= Direction =
Lines that include the word "image" are the ones to copy.

= Stored data =
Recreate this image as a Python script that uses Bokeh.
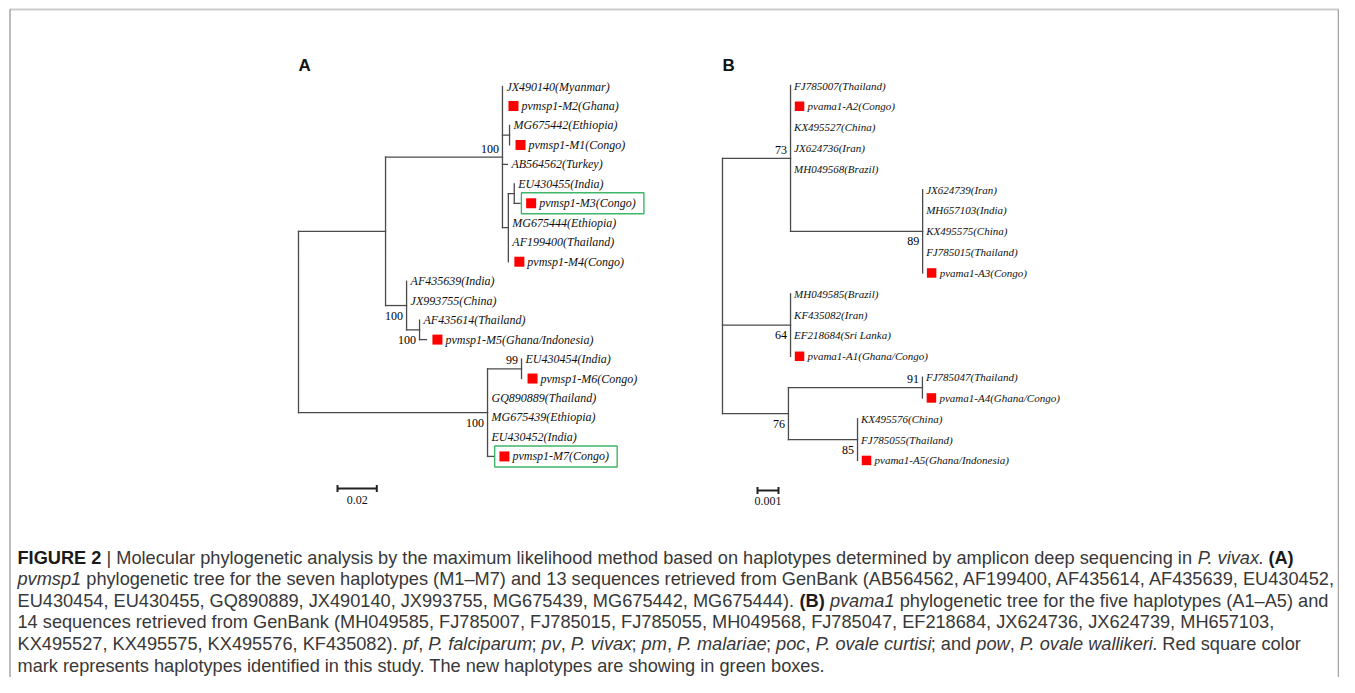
---
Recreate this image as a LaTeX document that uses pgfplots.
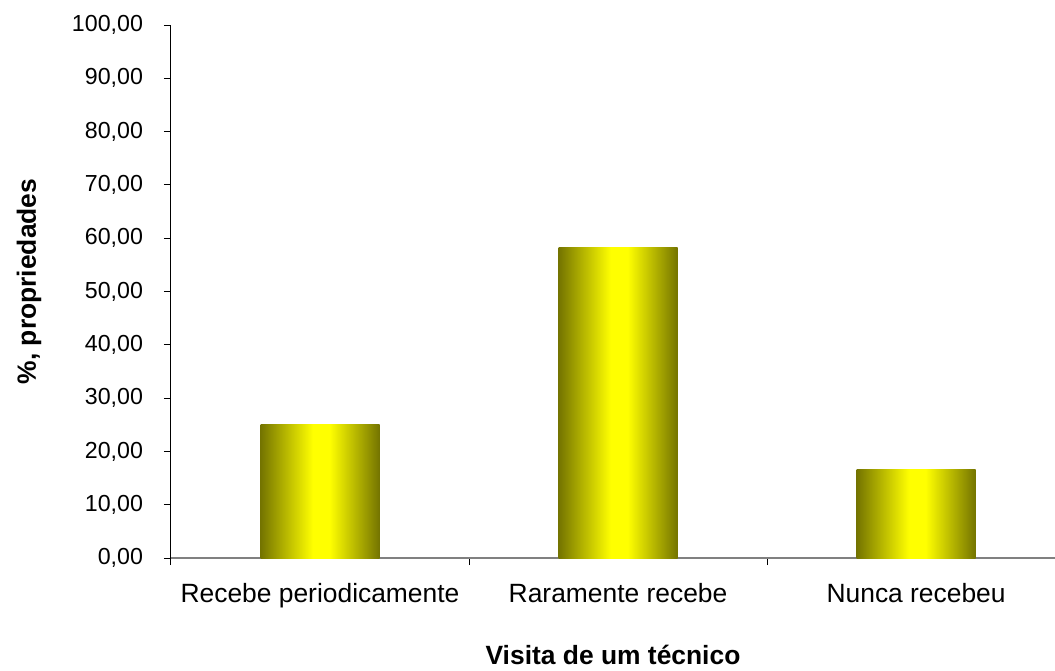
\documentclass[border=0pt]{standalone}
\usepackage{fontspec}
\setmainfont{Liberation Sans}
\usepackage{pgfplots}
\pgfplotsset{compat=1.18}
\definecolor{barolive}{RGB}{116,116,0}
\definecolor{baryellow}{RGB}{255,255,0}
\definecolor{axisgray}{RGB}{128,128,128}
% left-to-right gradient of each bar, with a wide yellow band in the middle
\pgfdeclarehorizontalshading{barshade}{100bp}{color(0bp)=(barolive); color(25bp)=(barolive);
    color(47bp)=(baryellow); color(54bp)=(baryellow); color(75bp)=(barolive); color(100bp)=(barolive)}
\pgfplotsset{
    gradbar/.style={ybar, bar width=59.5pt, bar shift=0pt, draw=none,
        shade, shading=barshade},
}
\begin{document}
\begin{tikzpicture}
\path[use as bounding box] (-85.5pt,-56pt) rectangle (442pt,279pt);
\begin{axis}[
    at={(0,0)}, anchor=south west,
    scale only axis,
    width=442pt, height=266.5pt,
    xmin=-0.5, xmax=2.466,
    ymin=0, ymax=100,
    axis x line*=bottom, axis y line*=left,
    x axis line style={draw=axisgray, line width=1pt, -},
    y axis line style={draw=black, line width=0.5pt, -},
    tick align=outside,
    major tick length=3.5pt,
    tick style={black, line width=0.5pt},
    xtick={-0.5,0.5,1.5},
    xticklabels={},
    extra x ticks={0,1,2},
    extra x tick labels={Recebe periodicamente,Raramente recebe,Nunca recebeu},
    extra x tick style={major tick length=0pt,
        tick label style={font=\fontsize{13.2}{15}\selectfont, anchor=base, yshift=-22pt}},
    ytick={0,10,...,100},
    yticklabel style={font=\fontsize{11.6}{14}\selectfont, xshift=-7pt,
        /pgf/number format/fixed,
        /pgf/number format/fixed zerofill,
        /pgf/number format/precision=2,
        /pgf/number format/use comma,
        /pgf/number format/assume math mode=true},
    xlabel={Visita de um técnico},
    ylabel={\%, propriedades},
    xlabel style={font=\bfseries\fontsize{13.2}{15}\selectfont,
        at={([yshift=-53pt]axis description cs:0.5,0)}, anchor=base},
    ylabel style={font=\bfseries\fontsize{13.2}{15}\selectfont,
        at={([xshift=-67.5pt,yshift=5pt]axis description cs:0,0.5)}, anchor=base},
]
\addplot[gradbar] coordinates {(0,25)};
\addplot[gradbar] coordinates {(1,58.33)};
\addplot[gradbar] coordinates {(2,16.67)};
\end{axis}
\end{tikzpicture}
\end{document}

= Reply to the task =
Recreate this image as a Python script that uses Bokeh.
Recreate this image as a LaTeX document that uses pgfplots.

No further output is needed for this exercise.